◆ **Prompt**: Reproduce all the entries exactly and keep the pictures out.

###

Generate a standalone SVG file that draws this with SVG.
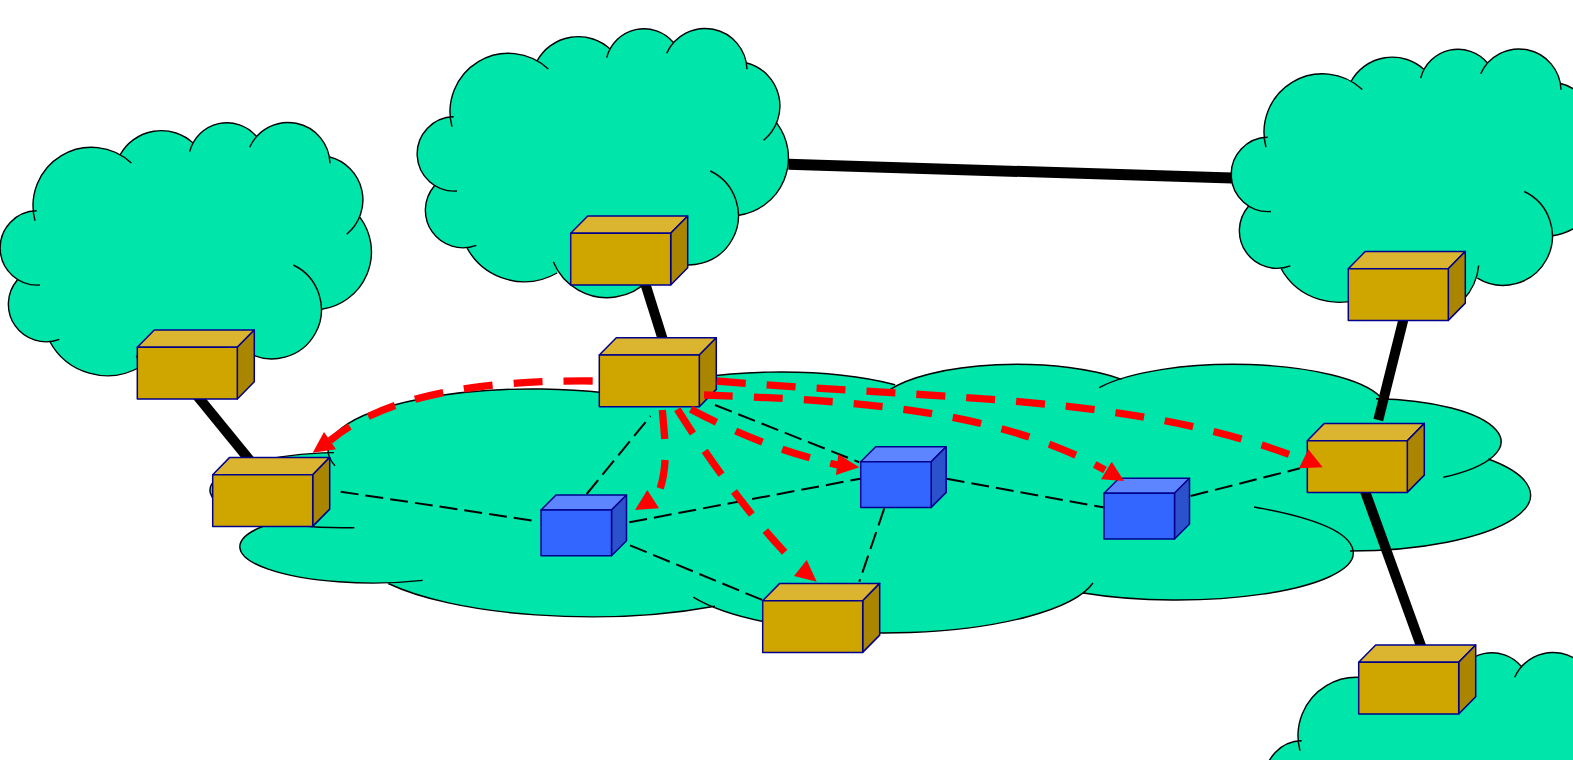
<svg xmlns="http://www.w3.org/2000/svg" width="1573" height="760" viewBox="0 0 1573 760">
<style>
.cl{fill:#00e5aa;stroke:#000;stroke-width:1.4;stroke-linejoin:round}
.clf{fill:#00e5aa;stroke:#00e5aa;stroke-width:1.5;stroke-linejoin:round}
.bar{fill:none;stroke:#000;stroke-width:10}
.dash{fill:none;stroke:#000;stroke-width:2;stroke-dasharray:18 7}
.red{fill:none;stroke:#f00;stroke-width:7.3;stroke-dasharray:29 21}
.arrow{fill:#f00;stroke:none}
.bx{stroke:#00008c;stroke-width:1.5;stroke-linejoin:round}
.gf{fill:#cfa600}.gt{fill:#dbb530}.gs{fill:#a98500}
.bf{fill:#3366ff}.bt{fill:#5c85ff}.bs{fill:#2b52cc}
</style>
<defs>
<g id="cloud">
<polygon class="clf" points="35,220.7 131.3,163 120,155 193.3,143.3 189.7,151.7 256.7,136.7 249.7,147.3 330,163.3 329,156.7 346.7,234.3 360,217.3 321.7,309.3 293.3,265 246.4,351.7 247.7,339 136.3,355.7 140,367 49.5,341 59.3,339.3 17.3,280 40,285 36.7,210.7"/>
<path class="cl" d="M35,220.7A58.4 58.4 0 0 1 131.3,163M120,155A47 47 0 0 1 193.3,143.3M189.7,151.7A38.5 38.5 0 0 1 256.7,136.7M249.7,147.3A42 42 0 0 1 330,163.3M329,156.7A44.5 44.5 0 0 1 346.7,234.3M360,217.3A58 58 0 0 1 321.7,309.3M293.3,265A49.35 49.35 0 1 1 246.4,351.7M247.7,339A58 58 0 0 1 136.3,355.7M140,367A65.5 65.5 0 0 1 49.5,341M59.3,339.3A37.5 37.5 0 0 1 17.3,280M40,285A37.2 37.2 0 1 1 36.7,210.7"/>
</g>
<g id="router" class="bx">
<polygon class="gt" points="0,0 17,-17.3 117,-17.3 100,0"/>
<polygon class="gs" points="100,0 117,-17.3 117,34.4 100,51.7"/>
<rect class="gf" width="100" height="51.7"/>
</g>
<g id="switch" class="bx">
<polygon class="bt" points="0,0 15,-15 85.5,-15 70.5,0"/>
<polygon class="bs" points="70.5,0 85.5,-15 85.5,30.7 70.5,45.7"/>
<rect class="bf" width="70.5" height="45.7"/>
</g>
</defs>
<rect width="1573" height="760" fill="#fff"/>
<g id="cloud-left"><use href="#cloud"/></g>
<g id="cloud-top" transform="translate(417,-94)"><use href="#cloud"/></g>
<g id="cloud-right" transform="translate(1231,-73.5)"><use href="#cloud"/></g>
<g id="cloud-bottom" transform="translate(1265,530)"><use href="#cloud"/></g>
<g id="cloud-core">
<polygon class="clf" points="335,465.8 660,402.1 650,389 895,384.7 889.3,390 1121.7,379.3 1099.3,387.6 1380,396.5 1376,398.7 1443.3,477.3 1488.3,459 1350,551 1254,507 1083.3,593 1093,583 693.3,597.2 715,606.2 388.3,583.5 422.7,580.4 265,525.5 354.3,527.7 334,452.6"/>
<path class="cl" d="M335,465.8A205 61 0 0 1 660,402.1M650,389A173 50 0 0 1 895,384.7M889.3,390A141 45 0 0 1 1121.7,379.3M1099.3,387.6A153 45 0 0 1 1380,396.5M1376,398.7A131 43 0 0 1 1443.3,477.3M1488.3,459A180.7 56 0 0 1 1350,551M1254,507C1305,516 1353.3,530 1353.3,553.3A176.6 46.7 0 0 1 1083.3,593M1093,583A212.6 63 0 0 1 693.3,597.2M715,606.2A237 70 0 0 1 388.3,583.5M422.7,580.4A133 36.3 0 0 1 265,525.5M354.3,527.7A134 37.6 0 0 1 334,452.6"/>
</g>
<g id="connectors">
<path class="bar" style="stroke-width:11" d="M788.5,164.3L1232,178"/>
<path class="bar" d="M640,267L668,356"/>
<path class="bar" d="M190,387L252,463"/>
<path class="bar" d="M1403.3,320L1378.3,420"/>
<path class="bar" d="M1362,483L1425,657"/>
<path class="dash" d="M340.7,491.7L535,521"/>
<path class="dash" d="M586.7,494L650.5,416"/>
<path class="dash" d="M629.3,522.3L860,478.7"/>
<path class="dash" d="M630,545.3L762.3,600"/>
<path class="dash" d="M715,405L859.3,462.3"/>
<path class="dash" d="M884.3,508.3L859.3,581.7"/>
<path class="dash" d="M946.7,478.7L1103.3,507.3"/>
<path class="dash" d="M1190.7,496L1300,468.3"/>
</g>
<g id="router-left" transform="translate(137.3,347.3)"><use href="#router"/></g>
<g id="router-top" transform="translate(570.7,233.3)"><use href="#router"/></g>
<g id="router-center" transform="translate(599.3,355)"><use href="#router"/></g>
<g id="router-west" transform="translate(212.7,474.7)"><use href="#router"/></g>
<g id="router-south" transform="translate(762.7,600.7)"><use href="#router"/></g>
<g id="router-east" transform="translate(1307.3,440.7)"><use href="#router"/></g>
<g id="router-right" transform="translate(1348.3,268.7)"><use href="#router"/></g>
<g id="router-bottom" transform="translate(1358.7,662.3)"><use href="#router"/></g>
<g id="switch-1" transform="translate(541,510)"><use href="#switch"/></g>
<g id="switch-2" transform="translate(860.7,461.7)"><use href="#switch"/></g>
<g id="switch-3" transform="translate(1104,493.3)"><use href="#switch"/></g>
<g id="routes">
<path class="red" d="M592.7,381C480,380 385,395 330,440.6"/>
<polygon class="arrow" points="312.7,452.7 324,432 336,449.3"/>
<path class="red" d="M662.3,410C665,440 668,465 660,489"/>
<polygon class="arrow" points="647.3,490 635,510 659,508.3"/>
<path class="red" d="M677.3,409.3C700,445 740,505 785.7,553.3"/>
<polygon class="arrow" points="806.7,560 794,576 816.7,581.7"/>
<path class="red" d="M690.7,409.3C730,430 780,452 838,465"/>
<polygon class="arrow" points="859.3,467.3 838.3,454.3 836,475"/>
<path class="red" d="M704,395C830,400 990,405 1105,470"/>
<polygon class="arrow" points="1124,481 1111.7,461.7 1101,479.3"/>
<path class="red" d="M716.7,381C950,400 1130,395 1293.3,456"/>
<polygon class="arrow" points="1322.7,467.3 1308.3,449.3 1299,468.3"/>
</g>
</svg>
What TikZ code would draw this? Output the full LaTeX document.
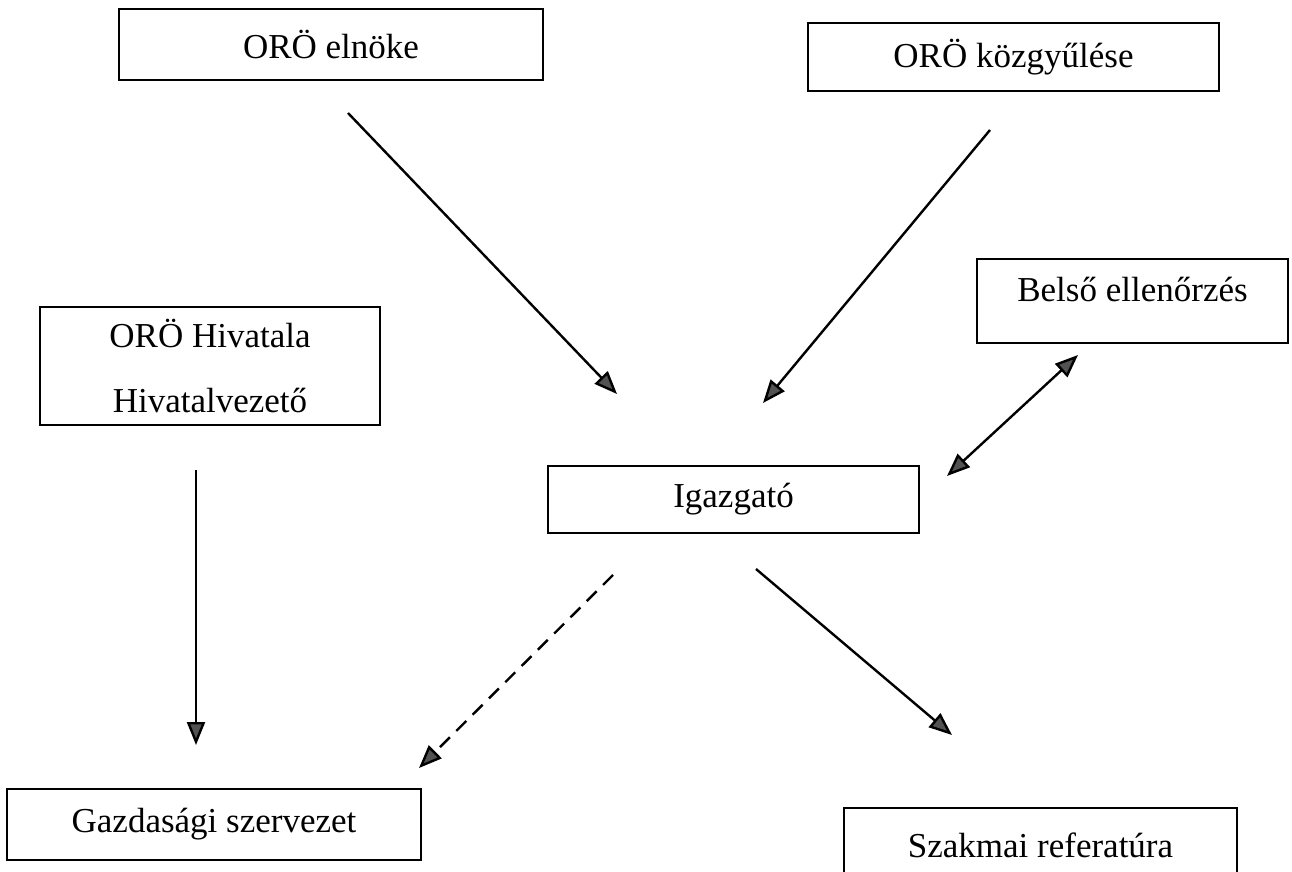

###

◆ **The result**:
Generate a standalone SVG file that draws this with SVG.
<svg xmlns="http://www.w3.org/2000/svg" width="1573" height="760" viewBox="0 0 1573 760">
<style>
.cl{fill:#00e5aa;stroke:#000;stroke-width:1.4;stroke-linejoin:round}
.clf{fill:#00e5aa;stroke:#00e5aa;stroke-width:1.5;stroke-linejoin:round}
.bar{fill:none;stroke:#000;stroke-width:10}
.dash{fill:none;stroke:#000;stroke-width:2;stroke-dasharray:18 7}
.red{fill:none;stroke:#f00;stroke-width:7.3;stroke-dasharray:29 21}
.arrow{fill:#f00;stroke:none}
.bx{stroke:#00008c;stroke-width:1.5;stroke-linejoin:round}
.gf{fill:#cfa600}.gt{fill:#dbb530}.gs{fill:#a98500}
.bf{fill:#3366ff}.bt{fill:#5c85ff}.bs{fill:#2b52cc}
</style>
<defs>
<g id="cloud">
<polygon class="clf" points="35,220.7 131.3,163 120,155 193.3,143.3 189.7,151.7 256.7,136.7 249.7,147.3 330,163.3 329,156.7 346.7,234.3 360,217.3 321.7,309.3 293.3,265 246.4,351.7 247.7,339 136.3,355.7 140,367 49.5,341 59.3,339.3 17.3,280 40,285 36.7,210.7"/>
<path class="cl" d="M35,220.7A58.4 58.4 0 0 1 131.3,163M120,155A47 47 0 0 1 193.3,143.3M189.7,151.7A38.5 38.5 0 0 1 256.7,136.7M249.7,147.3A42 42 0 0 1 330,163.3M329,156.7A44.5 44.5 0 0 1 346.7,234.3M360,217.3A58 58 0 0 1 321.7,309.3M293.3,265A49.35 49.35 0 1 1 246.4,351.7M247.7,339A58 58 0 0 1 136.3,355.7M140,367A65.5 65.5 0 0 1 49.5,341M59.3,339.3A37.5 37.5 0 0 1 17.3,280M40,285A37.2 37.2 0 1 1 36.7,210.7"/>
</g>
<g id="router" class="bx">
<polygon class="gt" points="0,0 17,-17.3 117,-17.3 100,0"/>
<polygon class="gs" points="100,0 117,-17.3 117,34.4 100,51.7"/>
<rect class="gf" width="100" height="51.7"/>
</g>
<g id="switch" class="bx">
<polygon class="bt" points="0,0 15,-15 85.5,-15 70.5,0"/>
<polygon class="bs" points="70.5,0 85.5,-15 85.5,30.7 70.5,45.7"/>
<rect class="bf" width="70.5" height="45.7"/>
</g>
</defs>
<rect width="1573" height="760" fill="#fff"/>
<g id="cloud-left"><use href="#cloud"/></g>
<g id="cloud-top" transform="translate(417,-94)"><use href="#cloud"/></g>
<g id="cloud-right" transform="translate(1231,-73.5)"><use href="#cloud"/></g>
<g id="cloud-bottom" transform="translate(1265,530)"><use href="#cloud"/></g>
<g id="cloud-core">
<polygon class="clf" points="335,465.8 660,402.1 650,389 895,384.7 889.3,390 1121.7,379.3 1099.3,387.6 1380,396.5 1376,398.7 1443.3,477.3 1488.3,459 1350,551 1254,507 1083.3,593 1093,583 693.3,597.2 715,606.2 388.3,583.5 422.7,580.4 265,525.5 354.3,527.7 334,452.6"/>
<path class="cl" d="M335,465.8A205 61 0 0 1 660,402.1M650,389A173 50 0 0 1 895,384.7M889.3,390A141 45 0 0 1 1121.7,379.3M1099.3,387.6A153 45 0 0 1 1380,396.5M1376,398.7A131 43 0 0 1 1443.3,477.3M1488.3,459A180.7 56 0 0 1 1350,551M1254,507C1305,516 1353.3,530 1353.3,553.3A176.6 46.7 0 0 1 1083.3,593M1093,583A212.6 63 0 0 1 693.3,597.2M715,606.2A237 70 0 0 1 388.3,583.5M422.7,580.4A133 36.3 0 0 1 265,525.5M354.3,527.7A134 37.6 0 0 1 334,452.6"/>
</g>
<g id="connectors">
<path class="bar" style="stroke-width:11" d="M788.5,164.3L1232,178"/>
<path class="bar" d="M640,267L668,356"/>
<path class="bar" d="M190,387L252,463"/>
<path class="bar" d="M1403.3,320L1378.3,420"/>
<path class="bar" d="M1362,483L1425,657"/>
<path class="dash" d="M340.7,491.7L535,521"/>
<path class="dash" d="M586.7,494L650.5,416"/>
<path class="dash" d="M629.3,522.3L860,478.7"/>
<path class="dash" d="M630,545.3L762.3,600"/>
<path class="dash" d="M715,405L859.3,462.3"/>
<path class="dash" d="M884.3,508.3L859.3,581.7"/>
<path class="dash" d="M946.7,478.7L1103.3,507.3"/>
<path class="dash" d="M1190.7,496L1300,468.3"/>
</g>
<g id="router-left" transform="translate(137.3,347.3)"><use href="#router"/></g>
<g id="router-top" transform="translate(570.7,233.3)"><use href="#router"/></g>
<g id="router-center" transform="translate(599.3,355)"><use href="#router"/></g>
<g id="router-west" transform="translate(212.7,474.7)"><use href="#router"/></g>
<g id="router-south" transform="translate(762.7,600.7)"><use href="#router"/></g>
<g id="router-east" transform="translate(1307.3,440.7)"><use href="#router"/></g>
<g id="router-right" transform="translate(1348.3,268.7)"><use href="#router"/></g>
<g id="router-bottom" transform="translate(1358.7,662.3)"><use href="#router"/></g>
<g id="switch-1" transform="translate(541,510)"><use href="#switch"/></g>
<g id="switch-2" transform="translate(860.7,461.7)"><use href="#switch"/></g>
<g id="switch-3" transform="translate(1104,493.3)"><use href="#switch"/></g>
<g id="routes">
<path class="red" d="M592.7,381C480,380 385,395 330,440.6"/>
<polygon class="arrow" points="312.7,452.7 324,432 336,449.3"/>
<path class="red" d="M662.3,410C665,440 668,465 660,489"/>
<polygon class="arrow" points="647.3,490 635,510 659,508.3"/>
<path class="red" d="M677.3,409.3C700,445 740,505 785.7,553.3"/>
<polygon class="arrow" points="806.7,560 794,576 816.7,581.7"/>
<path class="red" d="M690.7,409.3C730,430 780,452 838,465"/>
<polygon class="arrow" points="859.3,467.3 838.3,454.3 836,475"/>
<path class="red" d="M704,395C830,400 990,405 1105,470"/>
<polygon class="arrow" points="1124,481 1111.7,461.7 1101,479.3"/>
<path class="red" d="M716.7,381C950,400 1130,395 1293.3,456"/>
<polygon class="arrow" points="1322.7,467.3 1308.3,449.3 1299,468.3"/>
</g>
</svg>
What TikZ code would draw this? Output the full LaTeX document.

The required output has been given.